[4774]マンガ『ヤマノススメ』⑭…しろ

 
「一合目」は小学生でのご来光の場面から高校初日に切り替わり、あおいとひなたの再会。すぐ後に教室から引っ張り出されるあおいで。有無を言わさずにひなたが向かう先は自分の家。向かう途中で一合目は終わり。明るく強引なひなたとぼっち気質のあおいの対比で、本作のテーマを明らかにした一話目。
「二合目」はひなたのお父さんが組み立てくれたテントにひなたとあおいが入り、あおいが誘いを受け入れるまでの話。しかし原作を読み、アニメでも確認して改めて思うのは、一連の展開は倉上父娘の「共謀」ではという疑念。テントの骨組みなんてひなたは見慣れてるはずだからボケるのは不自然だし、夕陽を見る時に手を握るのも、算段があっての行為と思える。

「あおい、覚えてなかったでしょ。私のこと」
「きれいだね、二人で見れて良かった。山はお父さんと行くよ」

 もちろん上記の台詞はひなたがその場で口に着いた言葉だったろうけど、お父さんと計画した「あおいの山ガール計画」の「はじめ」だったろうと思うのです。その場でOKしてくれるとは嬉しい誤算だったから、ひなたははしゃいだと考えられ。

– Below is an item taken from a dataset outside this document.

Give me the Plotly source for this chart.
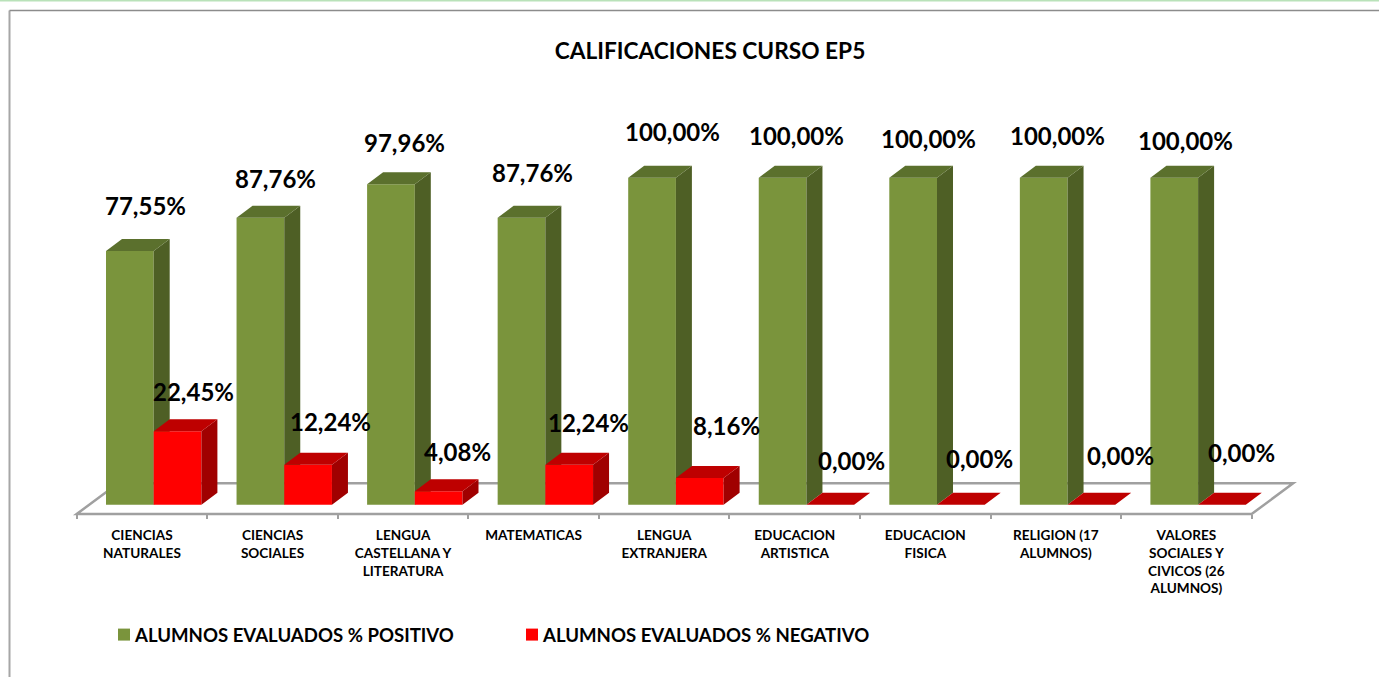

「あんまり高い所じゃなければ。山、行ってもいい、かな」

 山に憧れた記憶を思い起こしたあおいは多分、あの頃の気持ちに帰りたいと思った。つまりひなたと再会するまで持っていた、ぼっち街道の継続を、あおい自身にも批判/否定する気持ちがあったのでは。つまり「自分を変えたい」という気持ち。だから強引で、振り回されるのが分かっているひなたと一緒に山という「外の世界」に、行ってみたいなと思ったと。
 本当に美しい、物語の始まり方と思うのですよ。